荷物運搬用のトラックは、何時も適当なスピードで走るので、この遊びには格好だったが、どうしたことだろう。飛びついた瞬間からスピードを上げ始めた。気付いた運転手の悪さだろうか。周りは早めに飛び降りたが、自分ひとり、飛び降りられなくなってしまった。このままでは、遠くまで連れて行かれそうで不安になった。早いスピードに手も痛くなり我慢できなくなってきた。村はずれまで来た時、ついに手が離れてしまった。
この時も、遠くからかすかに声が聞こえだす処から覚えている。徐々に意識が戻り、瞳孔も少しずつ開く。段々まぶしさが薄れ、眼が見え出した。すると、寝かされている自分を、突然、上から覗き込む顔が3つ現れた。手術台から医師と看護婦を見あげる、映画の1シーンの様で、大変ビックリさせられた。しかし、今私を覗き込んでいる人達は、医者でもなく、見たことのない人ばかり。おばさんが「大丈夫ですか」と声をかけてくるが、返事が出来ない。状況がわからないでいる為だ。5分くらい過ぎたろうか、村はずれの民家に担ぎ込まれている事がやっとわかり出した。
この時も、それまで全く感じる事の無かった痛さが、全身を襲い出すから不思議である。我に帰って全身の緊張がとける瞬間に、痺れの混じった激痛で、恥ずかしいことも忘れ、「ウ〜ン!ウ〜ン」唸り続けた。
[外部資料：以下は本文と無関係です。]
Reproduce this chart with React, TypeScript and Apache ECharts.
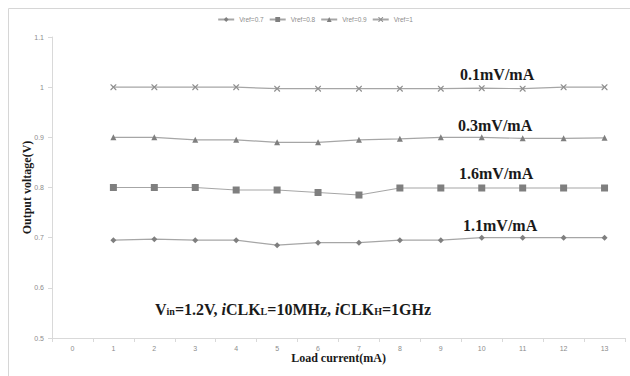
import React, { useEffect, useRef } from "react";
import * as echarts from "echarts";

const categories = ["0", "1", "2", "3", "4", "5", "6", "7", "8", "9", "10", "11", "12", "13"];
const vref07 = ["-", 0.695, 0.697, 0.695, 0.695, 0.685, 0.69, 0.69, 0.695, 0.695, 0.7, 0.7, 0.7, 0.7];
const vref08 = ["-", 0.8, 0.8, 0.8, 0.795, 0.795, 0.79, 0.785, 0.799, 0.799, 0.799, 0.799, 0.799, 0.799];
const vref09 = ["-", 0.9, 0.9, 0.895, 0.895, 0.89, 0.89, 0.895, 0.897, 0.9, 0.9, 0.898, 0.898, 0.899];
const vref1 = ["-", 1.0, 1.0, 1.0, 1.0, 0.997, 0.997, 0.997, 0.997, 0.997, 0.998, 0.997, 1.0, 1.0];
const seriesNames = ["Vref=0.7", "Vref=0.8", "Vref=0.9", "Vref=1"];
const slopeLabels = ["1.1mV/mA", "1.6mV/mA", "0.3mV/mA", "0.1mV/mA"];

const crossPath = "path://M0,0 L1.5,0 L5,3.5 L8.5,0 L10,0 L10,1.5 L6.5,5 L10,8.5 L10,10 L8.5,10 L5,6.5 L1.5,10 L0,10 L0,8.5 L3.5,5 L0,1.5 Z";

export default function App() {
  const ref = useRef<HTMLDivElement>(null);
  useEffect(() => {
    const chart = echarts.init(ref.current!, undefined, { renderer: "svg" });
    const lineColor = "#a6a6a6";
    const markColor = "#7f7f7f";
    const mk = (name: string, data: any[], symbol: string, size: number, color = markColor) => ({
      name,
      type: "line",
      data,
      symbol,
      symbolSize: size,
      showSymbol: true,
      lineStyle: { color: lineColor, width: 1.2 },
      itemStyle: { color },
      emphasis: { disabled: true },
    });
    const annoStyle = {
      fontFamily: "Liberation Serif",
      fontWeight: "bold",
      fontSize: 16,
      fill: "#1a1a1a",
    };
    const annoPos = [
      { left: 463, top: 217 },
      { left: 459, top: 165 },
      { left: 458, top: 117 },
      { left: 460, top: 66 },
    ];
    chart.setOption({
      animation: false,
      backgroundColor: "#fff",
      legend: {
        data: seriesNames,
        top: 11,
        left: "center",
        itemWidth: 16,
        itemHeight: 6,
        itemGap: 5,
        textStyle: { fontSize: 6.5, color: "#8c8c8c", fontFamily: "Liberation Sans" },
      },
      grid: { left: 52, right: 5, top: 37, bottom: 38 },
      xAxis: {
        type: "category",
        data: categories,
        boundaryGap: true,
        name: "Load current(mA)",
        nameLocation: "middle",
        nameGap: 14,
        nameMoveOverlap: false,
        nameTextStyle: { fontFamily: "Liberation Serif", fontWeight: "bold", fontSize: 12, color: "#1a1a1a" },
        axisLine: { lineStyle: { color: "#d9d9d9" } },
        axisTick: { show: true, alignWithLabel: false, length: 4, lineStyle: { color: "#d9d9d9" } },
        axisLabel: { fontSize: 7, color: "#8c8c8c", margin: 7 },
      },
      yAxis: {
        type: "value",
        min: 0.5,
        max: 1.1,
        interval: 0.1,
        name: "Output voltage(V)",
        nameLocation: "middle",
        nameRotate: 90,
        nameGap: 19,
        nameMoveOverlap: false,
        nameTextStyle: { fontFamily: "Liberation Serif", fontWeight: "bold", fontSize: 12, color: "#1a1a1a" },
        axisLine: { show: true, lineStyle: { color: "#d9d9d9" } },
        axisTick: { show: true, length: 4, lineStyle: { color: "#d9d9d9" } },
        splitLine: { show: false },
        axisLabel: {
          fontSize: 7,
          color: "#8c8c8c",
          margin: 8,
          formatter: (v: number) => String(Math.round(v * 10) / 10),
        },
      },
      graphic: [
        {
          type: "rect",
          shape: { x: 8.5, y: 8.5, width: 640, height: 400 },
          style: { fill: "none", stroke: "#d6d6d6", lineWidth: 1 },
          silent: true,
        },
        ...slopeLabels.map((t, i) => ({
          type: "text",
          left: annoPos[i].left,
          top: annoPos[i].top,
          silent: true,
          style: { text: t, ...annoStyle },
        })),
        {
          type: "text",
          left: 155,
          top: 301,
          silent: true,
          style: {
            text: "{b|V}{s|in}{b|=1.2V, }{i|i}{b|CLK}{s|L}{b|=10MHz, }{i|i}{b|CLK}{s|H}{b|=1GHz}",
            rich: {
              b: { fontFamily: "Liberation Serif", fontWeight: "bold", fontSize: 16, fill: "#1a1a1a" },
              i: { fontFamily: "Liberation Serif", fontWeight: "bold", fontStyle: "italic", fontSize: 16, fill: "#1a1a1a" },
              s: { fontFamily: "Liberation Serif", fontWeight: "bold", fontSize: 10, fill: "#1a1a1a", padding: [4, 0, 0, 0] },
            },
          },
        },
      ],
      series: [
        mk(seriesNames[0], vref07, "diamond", 6),
        mk(seriesNames[1], vref08, "rect", 7),
        mk(seriesNames[2], vref09, "triangle", 6),
        mk(seriesNames[3], vref1, crossPath, 6, "#8f8f8f"),
      ],
    });
    return () => chart.dispose();
  }, []);
  return (
    <div
      ref={ref}
      style={{ position: "absolute", left: 0, top: 0, width: 630, height: 376 }}
    />
  );
}
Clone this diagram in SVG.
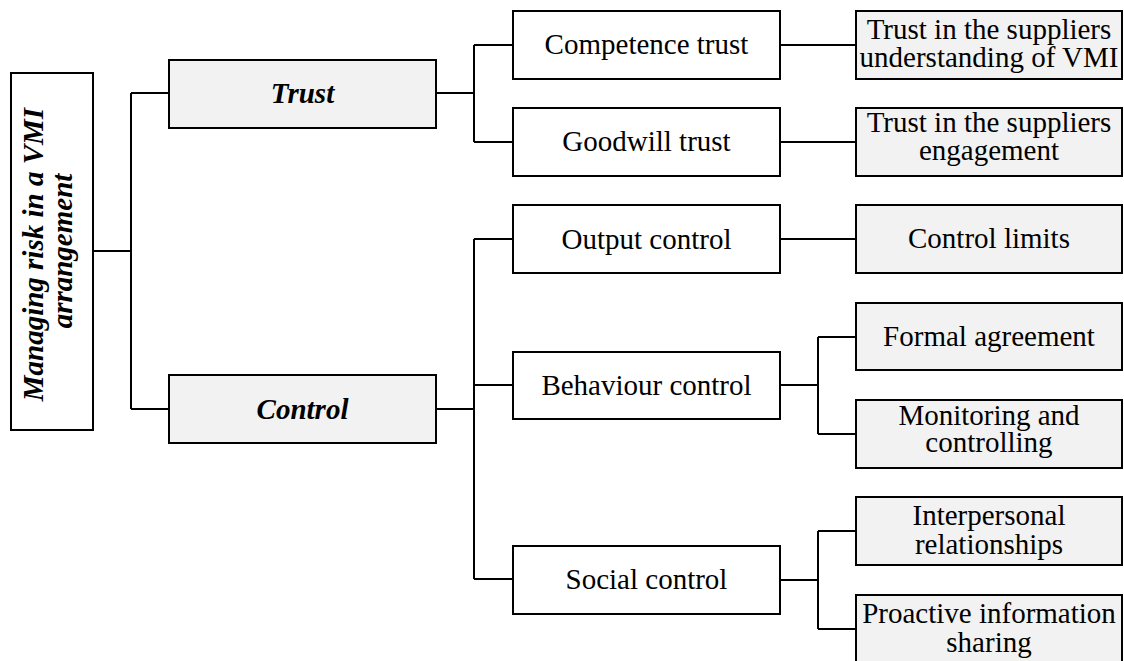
<svg xmlns="http://www.w3.org/2000/svg" width="1124" height="661" viewBox="0 0 1124 661">
  <style>
    .box { stroke: #000; stroke-width: 2; }
    .plain { fill: #ffffff; }
    .shade { fill: #f2f2f2; }
    .lbl { font-family: "Liberation Serif", "Times New Roman", serif; font-size: 29px; fill: #000; text-anchor: middle; }
    .head { font-weight: bold; font-style: italic; }
    .wire { fill: none; stroke: #000; stroke-width: 2; }
  </style>
  <rect width="1124" height="661" fill="#ffffff"/>

  <!-- connectors -->
  <g id="connectors" class="wire">
    <path d="M93,251 H131 M131,93 V409 M131,93 H169 M131,409 H169"/>
    <path d="M436,93 H474 M474,45 V142 M474,45 H513 M474,142 H513"/>
    <path d="M780,45 H856 M780,142 H856"/>
    <path d="M436,409 H474 M474,239 V579 M474,239 H513 M474,385 H513 M474,579 H513"/>
    <path d="M780,239 H856"/>
    <path d="M780,385 H818 M818,337 V434 M818,337 H856 M818,434 H856"/>
    <path d="M780,580 H818 M818,531 V629 M818,531 H856 M818,629 H856"/>
  </g>

  <!-- root -->
  <g id="root">
    <rect class="box plain" x="11" y="73" width="82" height="357"/>
    <text class="lbl head" transform="translate(52,251) rotate(-90)">
      <tspan x="0" y="-9">Managing risk in a VMI</tspan>
      <tspan x="0" y="20">arrangement</tspan>
    </text>
  </g>

  <!-- level 1 -->
  <g id="trust">
    <rect class="box shade" x="169" y="60" width="267" height="68"/>
    <text class="lbl head" x="302.5" y="103">Trust</text>
  </g>
  <g id="control">
    <rect class="box shade" x="169" y="375" width="267" height="68"/>
    <text class="lbl head" x="302.5" y="419">Control</text>
  </g>

  <!-- level 2 -->
  <g id="competence-trust">
    <rect class="box plain" x="513" y="11" width="267" height="68"/>
    <text class="lbl" x="646.5" y="54">Competence trust</text>
  </g>
  <g id="goodwill-trust">
    <rect class="box plain" x="513" y="108" width="267" height="68"/>
    <text class="lbl" x="646.5" y="151">Goodwill trust</text>
  </g>
  <g id="output-control">
    <rect class="box plain" x="513" y="205" width="267" height="68"/>
    <text class="lbl" x="646.5" y="249">Output control</text>
  </g>
  <g id="behaviour-control">
    <rect class="box plain" x="513" y="352" width="267" height="67"/>
    <text class="lbl" x="646.5" y="395">Behaviour control</text>
  </g>
  <g id="social-control">
    <rect class="box plain" x="513" y="546" width="267" height="68"/>
    <text class="lbl" x="646.5" y="589">Social control</text>
  </g>

  <!-- level 3 -->
  <g id="trust-understanding">
    <rect class="box shade" x="856" y="11" width="266" height="68"/>
    <text class="lbl" x="989" y="39"><tspan x="989">Trust in the suppliers</tspan><tspan x="989" dy="28">understanding of VMI</tspan></text>
  </g>
  <g id="trust-engagement">
    <rect class="box shade" x="856" y="108" width="266" height="68"/>
    <text class="lbl" x="989" y="132"><tspan x="989">Trust in the suppliers</tspan><tspan x="989" dy="28">engagement</tspan></text>
  </g>
  <g id="control-limits">
    <rect class="box shade" x="856" y="205" width="266" height="68"/>
    <text class="lbl" x="989" y="248">Control limits</text>
  </g>
  <g id="formal-agreement">
    <rect class="box shade" x="856" y="303" width="266" height="67"/>
    <text class="lbl" x="989" y="346">Formal agreement</text>
  </g>
  <g id="monitoring">
    <rect class="box shade" x="856" y="400" width="266" height="68"/>
    <text class="lbl" x="989" y="425"><tspan x="989">Monitoring and</tspan><tspan x="989" dy="27">controlling</tspan></text>
  </g>
  <g id="interpersonal">
    <rect class="box shade" x="856" y="497" width="266" height="68"/>
    <text class="lbl" x="989" y="525"><tspan x="989">Interpersonal</tspan><tspan x="989" dy="29">relationships</tspan></text>
  </g>
  <g id="proactive-sharing">
    <rect class="box shade" x="856" y="595" width="266" height="68"/>
    <text class="lbl" x="989" y="623"><tspan x="989">Proactive information</tspan><tspan x="989" dy="29">sharing</tspan></text>
  </g>
</svg>
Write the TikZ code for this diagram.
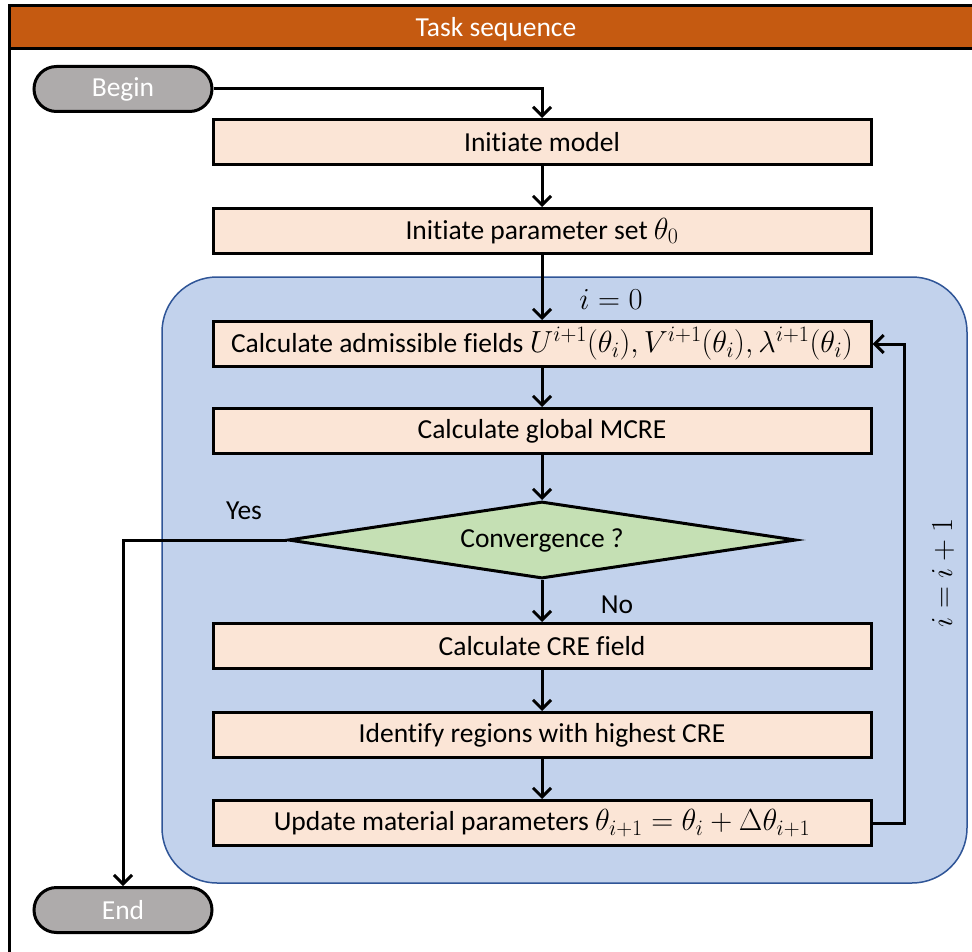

まだ舗装されていない道に投げ出され、半袖シャツのまま、その上を数m程引きずられたのだ。額と顎、左腕の外側の皮膚が大きくめくれ、はみ出した肉に小石が無数にくい込んでいる。血に染まった小石を丁寧に抜き取り、消毒と包帯等をする時の応急処置は死ぬ思いだった。傷跡は年と共に小さくなった為、今は左腕に10cm程、しわ状になって残っているだけになっている。